# Short problem
Return all of the data exactly, with nothing left out but the pictures.
── Data provided ──
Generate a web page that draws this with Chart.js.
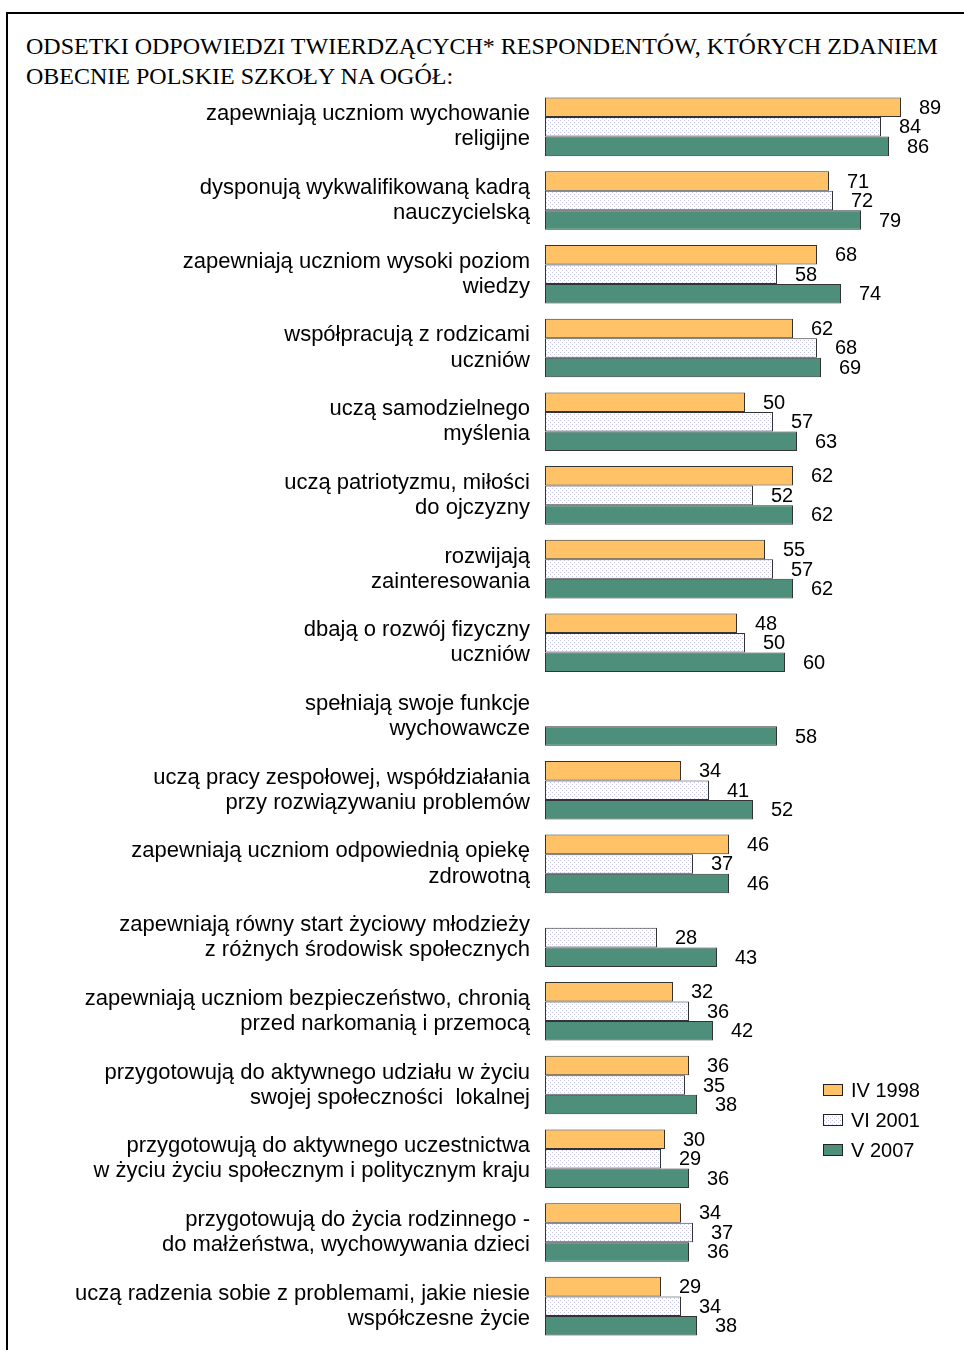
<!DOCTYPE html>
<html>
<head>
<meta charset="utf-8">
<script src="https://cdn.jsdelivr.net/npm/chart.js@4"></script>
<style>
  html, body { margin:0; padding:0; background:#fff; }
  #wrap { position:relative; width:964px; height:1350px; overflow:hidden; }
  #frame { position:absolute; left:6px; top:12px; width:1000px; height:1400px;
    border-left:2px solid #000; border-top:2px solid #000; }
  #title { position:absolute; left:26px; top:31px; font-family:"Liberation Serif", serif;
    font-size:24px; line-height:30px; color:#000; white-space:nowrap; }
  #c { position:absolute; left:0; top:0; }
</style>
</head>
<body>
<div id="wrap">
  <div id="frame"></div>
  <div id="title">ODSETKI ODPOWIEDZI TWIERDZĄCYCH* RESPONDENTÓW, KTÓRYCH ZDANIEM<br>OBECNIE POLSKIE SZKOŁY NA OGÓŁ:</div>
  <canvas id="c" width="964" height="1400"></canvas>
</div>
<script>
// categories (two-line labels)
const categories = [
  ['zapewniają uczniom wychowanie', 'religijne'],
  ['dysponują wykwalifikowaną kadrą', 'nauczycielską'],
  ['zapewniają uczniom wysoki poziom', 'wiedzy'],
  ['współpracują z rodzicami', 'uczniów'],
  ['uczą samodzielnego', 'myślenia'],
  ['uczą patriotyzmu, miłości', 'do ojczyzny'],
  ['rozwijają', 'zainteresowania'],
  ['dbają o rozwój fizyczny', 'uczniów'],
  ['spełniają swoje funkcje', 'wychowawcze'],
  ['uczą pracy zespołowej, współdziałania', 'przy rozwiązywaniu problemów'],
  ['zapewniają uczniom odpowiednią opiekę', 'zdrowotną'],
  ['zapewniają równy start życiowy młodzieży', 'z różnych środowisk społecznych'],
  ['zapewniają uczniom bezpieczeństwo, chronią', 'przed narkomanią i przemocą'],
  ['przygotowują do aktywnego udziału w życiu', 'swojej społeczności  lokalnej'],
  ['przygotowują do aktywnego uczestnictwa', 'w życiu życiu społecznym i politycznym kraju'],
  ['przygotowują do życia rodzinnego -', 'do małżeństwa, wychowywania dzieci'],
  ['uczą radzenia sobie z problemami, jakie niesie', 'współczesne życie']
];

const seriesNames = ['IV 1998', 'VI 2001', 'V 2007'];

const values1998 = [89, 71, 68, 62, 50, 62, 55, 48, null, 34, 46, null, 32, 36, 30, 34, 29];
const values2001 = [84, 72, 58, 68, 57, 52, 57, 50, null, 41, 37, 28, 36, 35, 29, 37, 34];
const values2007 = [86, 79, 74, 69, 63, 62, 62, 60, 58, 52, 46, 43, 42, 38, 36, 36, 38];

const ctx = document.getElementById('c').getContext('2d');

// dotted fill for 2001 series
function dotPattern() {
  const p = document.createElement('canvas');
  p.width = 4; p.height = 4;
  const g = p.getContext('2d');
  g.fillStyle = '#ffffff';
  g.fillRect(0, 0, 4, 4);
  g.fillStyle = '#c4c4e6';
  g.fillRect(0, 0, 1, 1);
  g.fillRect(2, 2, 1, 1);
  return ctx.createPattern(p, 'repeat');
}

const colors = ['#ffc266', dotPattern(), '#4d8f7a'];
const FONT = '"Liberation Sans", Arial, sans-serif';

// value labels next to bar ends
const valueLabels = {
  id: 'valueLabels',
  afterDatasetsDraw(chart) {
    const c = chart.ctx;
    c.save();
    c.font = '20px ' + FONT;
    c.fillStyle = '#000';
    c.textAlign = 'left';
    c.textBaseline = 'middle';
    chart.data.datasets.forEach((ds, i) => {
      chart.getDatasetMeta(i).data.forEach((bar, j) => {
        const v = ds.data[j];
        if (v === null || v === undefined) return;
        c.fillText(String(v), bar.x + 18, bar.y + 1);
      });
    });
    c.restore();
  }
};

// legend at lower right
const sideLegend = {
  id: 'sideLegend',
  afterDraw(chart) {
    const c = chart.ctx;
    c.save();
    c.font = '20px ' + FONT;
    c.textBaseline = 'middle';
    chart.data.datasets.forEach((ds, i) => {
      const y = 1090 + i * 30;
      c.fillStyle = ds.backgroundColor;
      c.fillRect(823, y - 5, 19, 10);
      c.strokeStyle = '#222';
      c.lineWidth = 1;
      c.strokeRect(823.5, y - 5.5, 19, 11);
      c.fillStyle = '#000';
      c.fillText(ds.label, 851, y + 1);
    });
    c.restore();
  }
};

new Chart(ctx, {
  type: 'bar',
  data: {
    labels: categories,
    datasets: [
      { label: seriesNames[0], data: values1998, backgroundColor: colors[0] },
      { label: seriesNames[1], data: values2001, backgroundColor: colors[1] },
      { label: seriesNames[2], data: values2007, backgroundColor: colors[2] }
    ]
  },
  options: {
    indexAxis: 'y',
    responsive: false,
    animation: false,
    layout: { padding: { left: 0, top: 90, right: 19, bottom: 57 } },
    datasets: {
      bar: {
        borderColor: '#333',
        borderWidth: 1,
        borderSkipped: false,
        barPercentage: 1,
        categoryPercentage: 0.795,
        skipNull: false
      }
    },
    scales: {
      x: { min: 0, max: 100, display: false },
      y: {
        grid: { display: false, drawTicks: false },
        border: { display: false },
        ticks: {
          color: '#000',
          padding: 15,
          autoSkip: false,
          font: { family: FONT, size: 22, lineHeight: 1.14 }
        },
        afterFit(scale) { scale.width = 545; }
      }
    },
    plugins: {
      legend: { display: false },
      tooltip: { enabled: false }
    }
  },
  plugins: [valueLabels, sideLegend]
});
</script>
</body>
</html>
───
# Answer to this task
Generate a web page that draws this with Chart.js.
<!DOCTYPE html>
<html>
<head>
<meta charset="utf-8">
<script src="https://cdn.jsdelivr.net/npm/chart.js@4"></script>
<style>
  html, body { margin:0; padding:0; background:#fff; }
  #wrap { position:relative; width:964px; height:1350px; overflow:hidden; }
  #frame { position:absolute; left:6px; top:12px; width:1000px; height:1400px;
    border-left:2px solid #000; border-top:2px solid #000; }
  #title { position:absolute; left:26px; top:31px; font-family:"Liberation Serif", serif;
    font-size:24px; line-height:30px; color:#000; white-space:nowrap; }
  #c { position:absolute; left:0; top:0; }
</style>
</head>
<body>
<div id="wrap">
  <div id="frame"></div>
  <div id="title">ODSETKI ODPOWIEDZI TWIERDZĄCYCH* RESPONDENTÓW, KTÓRYCH ZDANIEM<br>OBECNIE POLSKIE SZKOŁY NA OGÓŁ:</div>
  <canvas id="c" width="964" height="1400"></canvas>
</div>
<script>
// categories (two-line labels)
const categories = [
  ['zapewniają uczniom wychowanie', 'religijne'],
  ['dysponują wykwalifikowaną kadrą', 'nauczycielską'],
  ['zapewniają uczniom wysoki poziom', 'wiedzy'],
  ['współpracują z rodzicami', 'uczniów'],
  ['uczą samodzielnego', 'myślenia'],
  ['uczą patriotyzmu, miłości', 'do ojczyzny'],
  ['rozwijają', 'zainteresowania'],
  ['dbają o rozwój fizyczny', 'uczniów'],
  ['spełniają swoje funkcje', 'wychowawcze'],
  ['uczą pracy zespołowej, współdziałania', 'przy rozwiązywaniu problemów'],
  ['zapewniają uczniom odpowiednią opiekę', 'zdrowotną'],
  ['zapewniają równy start życiowy młodzieży', 'z różnych środowisk społecznych'],
  ['zapewniają uczniom bezpieczeństwo, chronią', 'przed narkomanią i przemocą'],
  ['przygotowują do aktywnego udziału w życiu', 'swojej społeczności  lokalnej'],
  ['przygotowują do aktywnego uczestnictwa', 'w życiu życiu społecznym i politycznym kraju'],
  ['przygotowują do życia rodzinnego -', 'do małżeństwa, wychowywania dzieci'],
  ['uczą radzenia sobie z problemami, jakie niesie', 'współczesne życie']
];

const seriesNames = ['IV 1998', 'VI 2001', 'V 2007'];

const values1998 = [89, 71, 68, 62, 50, 62, 55, 48, null, 34, 46, null, 32, 36, 30, 34, 29];
const values2001 = [84, 72, 58, 68, 57, 52, 57, 50, null, 41, 37, 28, 36, 35, 29, 37, 34];
const values2007 = [86, 79, 74, 69, 63, 62, 62, 60, 58, 52, 46, 43, 42, 38, 36, 36, 38];

const ctx = document.getElementById('c').getContext('2d');

// dotted fill for 2001 series
function dotPattern() {
  const p = document.createElement('canvas');
  p.width = 4; p.height = 4;
  const g = p.getContext('2d');
  g.fillStyle = '#ffffff';
  g.fillRect(0, 0, 4, 4);
  g.fillStyle = '#c4c4e6';
  g.fillRect(0, 0, 1, 1);
  g.fillRect(2, 2, 1, 1);
  return ctx.createPattern(p, 'repeat');
}

const colors = ['#ffc266', dotPattern(), '#4d8f7a'];
const FONT = '"Liberation Sans", Arial, sans-serif';

// value labels next to bar ends
const valueLabels = {
  id: 'valueLabels',
  afterDatasetsDraw(chart) {
    const c = chart.ctx;
    c.save();
    c.font = '20px ' + FONT;
    c.fillStyle = '#000';
    c.textAlign = 'left';
    c.textBaseline = 'middle';
    chart.data.datasets.forEach((ds, i) => {
      chart.getDatasetMeta(i).data.forEach((bar, j) => {
        const v = ds.data[j];
        if (v === null || v === undefined) return;
        c.fillText(String(v), bar.x + 18, bar.y + 1);
      });
    });
    c.restore();
  }
};

// legend at lower right
const sideLegend = {
  id: 'sideLegend',
  afterDraw(chart) {
    const c = chart.ctx;
    c.save();
    c.font = '20px ' + FONT;
    c.textBaseline = 'middle';
    chart.data.datasets.forEach((ds, i) => {
      const y = 1090 + i * 30;
      c.fillStyle = ds.backgroundColor;
      c.fillRect(823, y - 5, 19, 10);
      c.strokeStyle = '#222';
      c.lineWidth = 1;
      c.strokeRect(823.5, y - 5.5, 19, 11);
      c.fillStyle = '#000';
      c.fillText(ds.label, 851, y + 1);
    });
    c.restore();
  }
};

new Chart(ctx, {
  type: 'bar',
  data: {
    labels: categories,
    datasets: [
      { label: seriesNames[0], data: values1998, backgroundColor: colors[0] },
      { label: seriesNames[1], data: values2001, backgroundColor: colors[1] },
      { label: seriesNames[2], data: values2007, backgroundColor: colors[2] }
    ]
  },
  options: {
    indexAxis: 'y',
    responsive: false,
    animation: false,
    layout: { padding: { left: 0, top: 90, right: 19, bottom: 57 } },
    datasets: {
      bar: {
        borderColor: '#333',
        borderWidth: 1,
        borderSkipped: false,
        barPercentage: 1,
        categoryPercentage: 0.795,
        skipNull: false
      }
    },
    scales: {
      x: { min: 0, max: 100, display: false },
      y: {
        grid: { display: false, drawTicks: false },
        border: { display: false },
        ticks: {
          color: '#000',
          padding: 15,
          autoSkip: false,
          font: { family: FONT, size: 22, lineHeight: 1.14 }
        },
        afterFit(scale) { scale.width = 545; }
      }
    },
    plugins: {
      legend: { display: false },
      tooltip: { enabled: false }
    }
  },
  plugins: [valueLabels, sideLegend]
});
</script>
</body>
</html>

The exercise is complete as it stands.